_Work to complete_: Please restate, exactly as written, the lines running from the beginning of the material through the line that has "bevel_px = 8" in it.

_Information provided_:
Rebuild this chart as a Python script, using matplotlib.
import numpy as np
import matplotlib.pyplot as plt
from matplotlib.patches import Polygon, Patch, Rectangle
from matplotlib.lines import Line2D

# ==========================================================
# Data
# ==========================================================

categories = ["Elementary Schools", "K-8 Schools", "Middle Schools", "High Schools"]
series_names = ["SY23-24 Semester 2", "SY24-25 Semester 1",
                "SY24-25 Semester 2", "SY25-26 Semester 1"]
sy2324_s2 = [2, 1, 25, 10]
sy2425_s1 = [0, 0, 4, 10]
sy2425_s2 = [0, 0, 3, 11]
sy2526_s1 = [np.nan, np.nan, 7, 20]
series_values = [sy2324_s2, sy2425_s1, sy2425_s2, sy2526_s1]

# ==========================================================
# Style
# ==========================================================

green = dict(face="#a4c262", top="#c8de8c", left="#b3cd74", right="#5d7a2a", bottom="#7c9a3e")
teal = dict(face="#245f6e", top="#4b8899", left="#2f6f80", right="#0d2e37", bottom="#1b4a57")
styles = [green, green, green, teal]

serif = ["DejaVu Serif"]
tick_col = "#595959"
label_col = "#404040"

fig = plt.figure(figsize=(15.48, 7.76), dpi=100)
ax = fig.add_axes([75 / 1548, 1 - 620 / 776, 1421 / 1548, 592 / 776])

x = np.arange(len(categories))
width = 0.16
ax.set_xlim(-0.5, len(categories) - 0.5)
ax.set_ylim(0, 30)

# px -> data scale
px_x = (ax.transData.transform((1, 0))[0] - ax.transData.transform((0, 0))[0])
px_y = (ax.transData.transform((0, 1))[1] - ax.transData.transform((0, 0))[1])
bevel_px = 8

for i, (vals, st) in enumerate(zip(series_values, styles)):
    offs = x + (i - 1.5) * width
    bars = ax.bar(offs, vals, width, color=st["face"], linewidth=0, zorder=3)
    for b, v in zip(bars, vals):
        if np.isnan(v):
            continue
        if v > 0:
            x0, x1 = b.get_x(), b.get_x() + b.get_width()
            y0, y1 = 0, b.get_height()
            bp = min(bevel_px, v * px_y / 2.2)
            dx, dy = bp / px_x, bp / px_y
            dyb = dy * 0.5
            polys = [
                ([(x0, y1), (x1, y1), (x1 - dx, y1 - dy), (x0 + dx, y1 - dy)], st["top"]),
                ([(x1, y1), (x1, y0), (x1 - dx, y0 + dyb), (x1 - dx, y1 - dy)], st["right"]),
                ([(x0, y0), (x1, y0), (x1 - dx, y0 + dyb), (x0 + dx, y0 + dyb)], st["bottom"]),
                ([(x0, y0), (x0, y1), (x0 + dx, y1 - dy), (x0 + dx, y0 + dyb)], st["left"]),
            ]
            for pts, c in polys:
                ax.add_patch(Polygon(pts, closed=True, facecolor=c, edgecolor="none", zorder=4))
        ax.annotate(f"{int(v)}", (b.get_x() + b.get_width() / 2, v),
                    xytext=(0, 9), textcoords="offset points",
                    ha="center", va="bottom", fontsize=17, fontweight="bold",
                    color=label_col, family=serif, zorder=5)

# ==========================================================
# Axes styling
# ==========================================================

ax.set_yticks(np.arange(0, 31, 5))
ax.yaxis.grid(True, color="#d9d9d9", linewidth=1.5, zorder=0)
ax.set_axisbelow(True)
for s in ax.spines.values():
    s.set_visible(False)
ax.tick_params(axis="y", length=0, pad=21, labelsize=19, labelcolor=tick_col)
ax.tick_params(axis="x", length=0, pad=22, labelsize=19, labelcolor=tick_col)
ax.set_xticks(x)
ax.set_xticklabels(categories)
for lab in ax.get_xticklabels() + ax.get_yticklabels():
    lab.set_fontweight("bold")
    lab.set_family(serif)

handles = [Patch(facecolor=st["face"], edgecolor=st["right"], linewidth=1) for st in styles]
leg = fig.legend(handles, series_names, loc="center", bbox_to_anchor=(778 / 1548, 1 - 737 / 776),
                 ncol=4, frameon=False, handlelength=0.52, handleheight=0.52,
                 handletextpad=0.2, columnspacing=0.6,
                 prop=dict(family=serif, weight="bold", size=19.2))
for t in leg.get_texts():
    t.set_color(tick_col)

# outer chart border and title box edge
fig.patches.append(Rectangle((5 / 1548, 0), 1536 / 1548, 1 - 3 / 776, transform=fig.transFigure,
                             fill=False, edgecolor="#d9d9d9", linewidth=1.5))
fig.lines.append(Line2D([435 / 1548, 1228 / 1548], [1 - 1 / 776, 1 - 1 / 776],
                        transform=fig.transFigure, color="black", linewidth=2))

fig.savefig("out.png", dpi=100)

_Exercise output_:
Rebuild this chart as a Python script, using matplotlib.
import numpy as np
import matplotlib.pyplot as plt
from matplotlib.patches import Polygon, Patch, Rectangle
from matplotlib.lines import Line2D

# ==========================================================
# Data
# ==========================================================

categories = ["Elementary Schools", "K-8 Schools", "Middle Schools", "High Schools"]
series_names = ["SY23-24 Semester 2", "SY24-25 Semester 1",
                "SY24-25 Semester 2", "SY25-26 Semester 1"]
sy2324_s2 = [2, 1, 25, 10]
sy2425_s1 = [0, 0, 4, 10]
sy2425_s2 = [0, 0, 3, 11]
sy2526_s1 = [np.nan, np.nan, 7, 20]
series_values = [sy2324_s2, sy2425_s1, sy2425_s2, sy2526_s1]

# ==========================================================
# Style
# ==========================================================

green = dict(face="#a4c262", top="#c8de8c", left="#b3cd74", right="#5d7a2a", bottom="#7c9a3e")
teal = dict(face="#245f6e", top="#4b8899", left="#2f6f80", right="#0d2e37", bottom="#1b4a57")
styles = [green, green, green, teal]

serif = ["DejaVu Serif"]
tick_col = "#595959"
label_col = "#404040"

fig = plt.figure(figsize=(15.48, 7.76), dpi=100)
ax = fig.add_axes([75 / 1548, 1 - 620 / 776, 1421 / 1548, 592 / 776])

x = np.arange(len(categories))
width = 0.16
ax.set_xlim(-0.5, len(categories) - 0.5)
ax.set_ylim(0, 30)

# px -> data scale
px_x = (ax.transData.transform((1, 0))[0] - ax.transData.transform((0, 0))[0])
px_y = (ax.transData.transform((0, 1))[1] - ax.transData.transform((0, 0))[1])
bevel_px = 8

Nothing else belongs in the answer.